Housing and Urban Development Secretary Ben Carson was lambasted by critics Monday after referring to Africans who came to America aboard slave ships as "immigrants," but former President Barack Obama has used the same language.
Carson, speaking to HUD employees on Monday, said, "There were other immigrants who came in the bottom of slave ships, who worked even longer, even harder, for less, but they too had a dream that one day their sons, daughters, grandsons, granddaughters, great grandsons, great granddaughters might pursue prosperity and happiness in this land."
Carson, who is black, took heat from the NAACP, the Anne Frank Center and several others over the remarks. But he was undeterred, and instead of apologizing, he doubled down during a Monday night appearance on Armstrong Williams' Sirius XM Radio show.
"I think people need to actually look up the word immigrant," Carson told Williams.
"Whether you're voluntary or involuntary, if you come from the outside to the inside, you're an immigrant. Whether you're legal or illegal, you come from the outside to inside, you're an immigrant. Slaves came here as involuntary immigrants but they still had the strength to hold on."
And according to the nonpartisan American Presidency Project, which archives the public statements of every president, President Barack Obama also used the term "immigrants" to describe slaves brought against their will to America.
During remarks to a group of newly naturalized citizens at the National Archives and Records Administration on December 15, 2015, Obama said:
"It wasn't always easy for new immigrants. Certainly, it wasn't easy for those of African heritage who had not come here voluntarily and yet in their own way were immigrants themselves. There was discrimination and hardship and poverty. But, like you, they no doubt found inspiration in all those who had come before them.

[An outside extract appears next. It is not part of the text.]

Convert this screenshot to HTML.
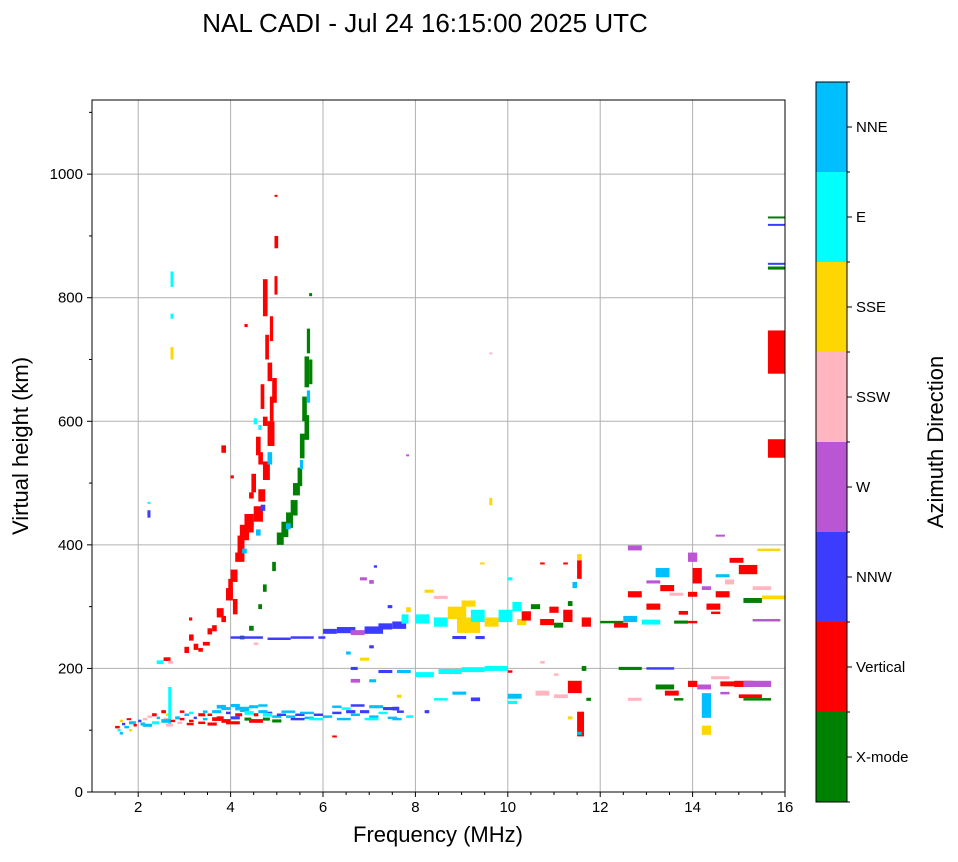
<!DOCTYPE html>
<html><head><meta charset="utf-8"><style>
body{margin:0;background:#fff;}
svg text{font-family:"Liberation Sans",sans-serif;}
</style></head><body>
<svg id="chart" width="958" height="857" viewBox="0 0 958 857" xmlns="http://www.w3.org/2000/svg">
<rect width="958" height="857" fill="#fff"/>
<text x="425" y="32" font-size="26" text-anchor="middle">NAL CADI - Jul 24 16:15:00 2025 UTC</text>
<g id="grid"></g>
<g id="marks"></g>
<rect x="92" y="100" width="693" height="692" fill="none" stroke="#000" stroke-width="1"/>
<g id="axes"></g>
<text x="438" y="842" font-size="22" text-anchor="middle">Frequency (MHz)</text>
<text transform="translate(28,446) rotate(-90)" font-size="22" text-anchor="middle">Virtual height (km)</text>
<g id="cbar"></g>
<text transform="translate(943,442) rotate(-90)" font-size="22" text-anchor="middle">Azimuth Direction</text>
</svg>
<script>
const directions=["X-mode","Vertical","NNW","W","SSW","SSE","E","NNE"];
const dirColors=["#008000","#ff0000","#3c3cff","#ba55d3","#ffb6c1","#ffd700","#00ffff","#00bfff"];
const xTicks=[2,4,6,8,10,12,14,16];
const yTicks=[0,200,400,600,800,1000];
// echoes: [frequency MHz, height km, direction index, freq width MHz, height span km]
const echoes=[
[1.5,105,1,0.1,4],[1.55,100,6,0.07,4],[1.6,95,7,0.07,4],[1.65,110,2,0.07,4],[1.7,105,7,0.1,4],[1.8,112,7,0.15,5],[1.8,100,5,0.07,4],[1.9,108,1,0.07,4],[2.0,115,2,0.07,4],[2.05,110,7,0.1,5],[2.1,118,4,0.1,4],[2.2,122,4,0.1,4],[2.3,125,1,0.1,5],[2.4,120,7,0.07,4],[2.5,130,1,0.1,5],[2.55,118,4,0.15,4],[2.6,125,5,0.07,4],[2.65,140,6,0.05,60],[2.7,115,1,0.1,4],[2.8,120,7,0.1,5],[2.85,112,4,0.1,4],[2.9,118,1,0.1,4],[3.0,125,7,0.1,4],[3.05,110,1,0.15,4],[3.1,115,1,0.1,4],[3.2,120,2,0.07,4],[3.3,112,1,0.15,4],[3.4,118,7,0.1,4],[3.5,125,1,0.1,4],[3.5,110,1,0.2,5],[3.6,130,7,0.2,5],[3.7,120,1,0.15,5],[3.8,135,7,0.2,5],[3.9,128,2,0.1,4],[3.9,112,1,0.3,5],[4.0,140,7,0.2,5],[4.1,125,1,0.15,5],[4.2,132,7,0.2,5],[4.3,118,0,0.15,5],[4.4,138,7,0.2,5],[4.5,125,1,0.1,5],[4.6,130,7,0.2,5],[4.7,118,0,0.15,5],[4.8,128,2,0.1,4],[4.9,122,7,0.2,4],[5.0,125,2,0.2,4],[5.2,122,7,0.2,4],[5.4,125,2,0.2,4],[5.6,120,7,0.2,4],[5.8,125,2,0.2,4],[6.0,122,7,0.2,4],[6.2,128,2,0.2,4],[6.2,138,7,0.2,4],[6.4,135,6,0.2,4],[6.5,130,2,0.2,5],[6.6,125,7,0.2,4],[6.8,130,2,0.2,5],[7.0,122,7,0.2,4],[7.2,128,6,0.2,4],[7.4,120,7,0.2,4],[7.6,130,2,0.15,4],[7.8,122,6,0.15,4],[6.2,90,1,0.1,3],
[1.6,115,5,0.07,4],[1.75,118,1,0.1,3],[2.1,108,7,0.2,5],[2.3,112,6,0.15,5],[2.5,115,7,0.2,6],[2.6,108,4,0.15,4],[2.9,130,1,0.1,4],[3.1,128,6,0.1,4],[3.3,125,1,0.15,5],[3.4,130,7,0.1,4],[3.6,118,1,0.2,6],[3.7,138,7,0.2,6],[3.8,115,1,0.2,6],[4.0,120,2,0.2,5],[4.1,135,7,0.3,6],[4.3,128,6,0.2,6],[4.4,115,1,0.3,6],[4.6,140,7,0.2,4],[4.7,125,6,0.2,6],[4.9,115,0,0.2,5],[5.1,130,7,0.3,4],[5.3,118,2,0.3,4],[5.5,128,7,0.3,4],[5.7,118,6,0.3,4],[6.3,118,7,0.3,4],[6.6,140,2,0.3,4],[6.9,118,6,0.3,4],[7.0,138,7,0.3,5],[7.3,135,2,0.3,5],[7.5,118,7,0.2,4],
[2.4,210,6,0.15,6],[2.55,215,1,0.15,6],[2.65,210,4,0.1,5],[2.7,830,6,0.05,25],[2.7,710,5,0.05,20],[2.7,770,6,0.05,8],[2.2,450,2,0.05,12],[2.2,468,6,0.05,3],
[3.0,230,1,0.1,10],[3.1,250,1,0.1,10],[3.1,280,1,0.07,5],[3.2,235,1,0.1,10],[3.3,230,1,0.1,6],[3.4,240,1,0.15,6],[3.5,260,1,0.1,10],[3.6,265,1,0.1,10],[3.7,290,1,0.15,15],[3.8,280,1,0.1,10],[3.8,555,1,0.1,12],[3.9,320,1,0.15,20],[4.0,350,1,0.15,20],[4.0,510,1,0.07,5],[4.1,380,1,0.2,15],[4.2,420,1,0.2,25],[4.3,440,1,0.2,20],[4.3,755,1,0.07,5],[4.4,480,1,0.1,10],[4.5,450,1,0.2,25],[4.6,480,1,0.15,20],[4.6,540,1,0.1,20],[4.65,460,2,0.1,10],[4.7,520,1,0.15,30],[4.7,600,1,0.1,15],[4.7,800,1,0.1,60],[4.8,580,1,0.15,40],[4.8,680,1,0.1,30],[4.85,750,1,0.07,40],[4.9,650,1,0.1,40],[4.95,890,1,0.08,20],[4.95,965,1,0.05,3],[4.5,600,6,0.07,10],[4.8,540,7,0.1,20],
[3.95,330,1,0.1,30],[4.05,300,1,0.1,25],[4.15,400,1,0.15,30],[4.35,430,1,0.15,20],[4.45,500,1,0.1,30],[4.55,560,1,0.1,30],[4.65,640,1,0.08,40],[4.75,720,1,0.08,40],[4.85,620,1,0.08,40],[4.95,820,1,0.05,30],[4.55,420,7,0.1,10],[4.25,390,7,0.1,8],[4.6,590,6,0.07,8],
[4.2,250,0,0.1,6],[4.4,265,0,0.1,8],[4.6,300,0,0.08,8],[4.7,330,0,0.08,12],[4.9,365,0,0.08,15],[5.0,410,0,0.15,20],[5.1,425,0,0.15,25],[5.2,440,0,0.15,25],[5.3,460,0,0.15,25],[5.35,490,0,0.15,20],[5.45,510,0,0.1,30],[5.5,560,0,0.1,40],[5.55,620,0,0.1,40],[5.6,680,0,0.1,50],[5.65,730,0,0.07,40],[5.7,805,0,0.05,5],[5.2,430,7,0.1,10],[5.5,530,7,0.07,15],[5.65,640,7,0.07,20],[5.6,590,0,0.1,40],[5.7,680,0,0.07,40],
[4.0,250,2,0.7,4],[4.8,248,2,0.5,4],[5.3,250,2,0.5,4],[5.9,250,2,0.15,4],[4.5,240,4,0.1,4],
[6.0,260,2,0.3,8],[6.3,262,2,0.4,10],[6.6,258,3,0.3,8],[6.9,262,2,0.4,12],[7.2,268,2,0.3,10],[7.5,270,2,0.3,12],[7.7,280,6,0.15,15],[7.8,295,5,0.1,8],[7.0,340,3,0.1,6],[6.8,345,3,0.15,5],[7.1,365,2,0.07,4],[7.4,300,2,0.1,5],[6.6,200,2,0.15,5],[6.8,215,5,0.2,5],[7.0,235,2,0.1,5],[6.5,225,7,0.1,5],[7.2,195,2,0.3,5],[7.6,195,7,0.3,5],[6.6,180,3,0.2,6],[7.0,180,7,0.15,5],[7.6,155,5,0.1,5],[7.5,135,2,0.15,6],
[8.0,280,6,0.3,15],[8.4,275,6,0.3,15],[8.7,290,5,0.4,20],[8.9,270,5,0.5,25],[9.0,305,5,0.3,10],[9.2,285,6,0.3,20],[9.5,275,5,0.3,15],[9.8,285,6,0.3,20],[10.1,300,6,0.2,15],[10.2,275,5,0.2,10],[9.3,250,2,0.2,5],[8.8,250,2,0.3,5],[8.4,315,4,0.3,5],[8.2,325,5,0.2,5],[9.4,370,5,0.1,3],[10.0,345,6,0.1,5],[9.6,470,5,0.05,12],[9.6,710,4,0.05,3],[7.8,545,3,0.05,3],
[8.0,190,6,0.4,8],[8.5,195,6,0.5,8],[9.0,198,6,0.5,8],[9.5,200,6,0.5,8],[8.8,160,7,0.3,5],[9.2,150,2,0.2,6],[8.4,150,6,0.3,4],[10.0,155,7,0.3,8],[10.0,145,6,0.2,5],[8.2,130,2,0.1,5],[10.0,195,1,0.1,4],
[10.3,285,1,0.2,15],[10.5,300,0,0.2,8],[10.7,275,1,0.3,10],[10.9,295,1,0.2,10],[11.0,270,0,0.2,8],[11.2,285,1,0.2,20],[11.3,305,0,0.1,8],[11.4,335,7,0.1,10],[11.5,360,1,0.1,30],[11.5,380,5,0.1,10],[11.2,370,1,0.1,3],[10.7,370,1,0.1,3],[11.6,275,1,0.2,15],[12.0,275,0,0.5,4],
[10.6,160,4,0.3,8],[11.0,155,4,0.3,6],[11.3,170,1,0.3,20],[11.5,110,1,0.15,40],[11.5,95,7,0.1,5],[11.3,120,5,0.1,5],[11.6,200,0,0.1,8],[11.0,190,4,0.1,4],[10.7,210,4,0.1,4],[11.7,150,0,0.1,5],
[12.3,270,1,0.3,8],[12.5,280,7,0.3,10],[12.6,320,1,0.3,10],[12.6,395,3,0.3,8],[12.9,275,6,0.4,8],[13.0,300,1,0.3,10],[13.0,340,3,0.3,5],[13.2,355,7,0.3,15],[13.3,330,1,0.3,10],[13.5,320,4,0.3,5],[13.6,275,0,0.3,5],[13.7,290,1,0.2,6],[13.9,380,3,0.2,15],[14.0,350,1,0.2,25],[13.9,320,1,0.2,8],[13.9,275,1,0.2,4],[14.2,330,3,0.2,6],[14.3,300,1,0.3,10],[14.5,320,1,0.3,10],[14.5,415,3,0.2,3],[14.5,350,7,0.3,5],[14.7,340,4,0.2,8],[14.8,375,1,0.3,8],[15.0,360,1,0.4,15],[15.1,310,0,0.4,8],[15.3,330,4,0.4,6],[15.4,392,5,0.5,4],[15.5,315,5,0.5,6],[15.3,278,3,0.6,4],[14.4,290,1,0.2,4],
[12.4,200,0,0.5,5],[12.6,150,4,0.3,5],[13.0,200,2,0.6,4],[13.2,170,0,0.4,8],[13.4,160,1,0.3,8],[13.6,150,0,0.2,4],[13.9,175,1,0.2,10],[14.1,170,3,0.3,8],[14.2,140,7,0.2,40],[14.2,100,5,0.2,15],[14.4,185,4,0.4,5],[14.6,175,1,0.4,8],[14.6,160,3,0.2,4],[14.9,175,1,0.4,10],[15.1,175,3,0.6,10],[15.0,155,1,0.5,6],[15.1,150,0,0.6,4],
[15.63,712,1,0.37,70],[15.63,556,1,0.37,30],[15.63,930,0,0.37,3],[15.63,918,2,0.37,3],[15.63,855,2,0.37,3],[15.63,848,0,0.37,5]
];
const X0=92,X1=785,Y0=792,Y1=100;
const xs=f=>X0+(f-1)/(16-1)*(X1-X0);
const ys=h=>Y0-h/1120*(Y0-Y1);
const NS="http://www.w3.org/2000/svg";
function mk(tag,attrs,parent){const e=document.createElementNS(NS,tag);for(const k in attrs)e.setAttribute(k,attrs[k]);parent.appendChild(e);return e;}
const grid=document.getElementById('grid'),axes=document.getElementById('axes'),marks=document.getElementById('marks'),cbar=document.getElementById('cbar');
xTicks.forEach(t=>{
  const x=xs(t);
  if(t<16){const g=mk('line',{x1:x,x2:x,y1:Y1,y2:Y0,stroke:'#b0b0b0','stroke-width':1},grid);
  
  }
  mk('line',{x1:x,x2:x,y1:Y0,y2:Y0+5,stroke:'#000'},axes);
  const tx=mk('text',{x:x,y:Y0+20,'font-size':15,'text-anchor':'middle'},axes);tx.textContent=t;
  
  
});
for(let m=1.5;m<16;m+=0.5){if(m%2!==0)mk('line',{x1:xs(m),x2:xs(m),y1:Y0,y2:Y0+3,stroke:'#000'},axes);}
for(let h=100;h<1120;h+=100){if(h%200!==0)mk('line',{x1:X0-3,x2:X0,y1:ys(h),y2:ys(h),stroke:'#000'},axes);}
yTicks.forEach(t=>{
  const y=ys(t);
  if(t>0){const g=mk('line',{x1:X0,x2:X1,y1:y,y2:y,stroke:'#b0b0b0','stroke-width':1},grid);
  
  }
  mk('line',{x1:X0-5,x2:X0,y1:y,y2:y,stroke:'#000'},axes);
  const tx=mk('text',{x:X0-9,y:y+5,'font-size':15,'text-anchor':'end'},axes);tx.textContent=t;
  
  
});
echoes.forEach(e=>{
  const [f,h,c,w,s]=e;
  const r=mk('rect',{x:xs(f),y:ys(h+s/2),width:Math.max(3,w/15*(X1-X0)),height:Math.max(2,s/1120*(Y0-Y1)),fill:dirColors[c]},marks);
  
  
});
const CB_X=816,CB_W=31,CB_T=82,CB_B=802,seg=(CB_B-CB_T)/directions.length;
directions.forEach((d,i)=>{
  const y=CB_B-(i+1)*seg;
  const r=mk('rect',{x:CB_X,y:y,width:CB_W,height:seg,fill:dirColors[i]},cbar);
  
  
  mk('line',{x1:CB_X+CB_W,x2:CB_X+CB_W+5,y1:y+seg/2,y2:y+seg/2,stroke:'#000'},cbar);
  const tx=mk('text',{x:CB_X+CB_W+9,y:y+seg/2+5,'font-size':15},cbar);tx.textContent=d;
  
  
});
for(let i=0;i<=directions.length;i++){mk('line',{x1:CB_X+CB_W,x2:CB_X+CB_W+3,y1:CB_T+i*seg,y2:CB_T+i*seg,stroke:'#000'},cbar);}
mk('rect',{x:CB_X,y:CB_T,width:CB_W,height:CB_B-CB_T,fill:'none',stroke:'#000'},cbar);
</script>
</body></html>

And they were able to muster faith that, here in America, they might build a better life and give their children something more."
The Federalist found 10 other times Obama used similar verbiage, though in those incidents he doesn't specifically call slave "immigrants."
At a naturalization ceremony in 2012, he said, "We say it so often, we sometimes forget what it means — we are a nation of immigrants. Unless you are one of the first Americans, a Native American, we are all descended from folks who came from someplace else — whether they arrived on the Mayflower or on a slave ship, whether they came through Ellis Island or crossed the Rio Grande."
Carson isn't the only Republican who came under fire this week for words that turned out to echo those of Obama. Utah Sen. Jason Chaffetz said Tuesday that people should perhaps skip buying the next iPhone so they could pay for their own health insurance. Obama said the essentially the same thing in 2014.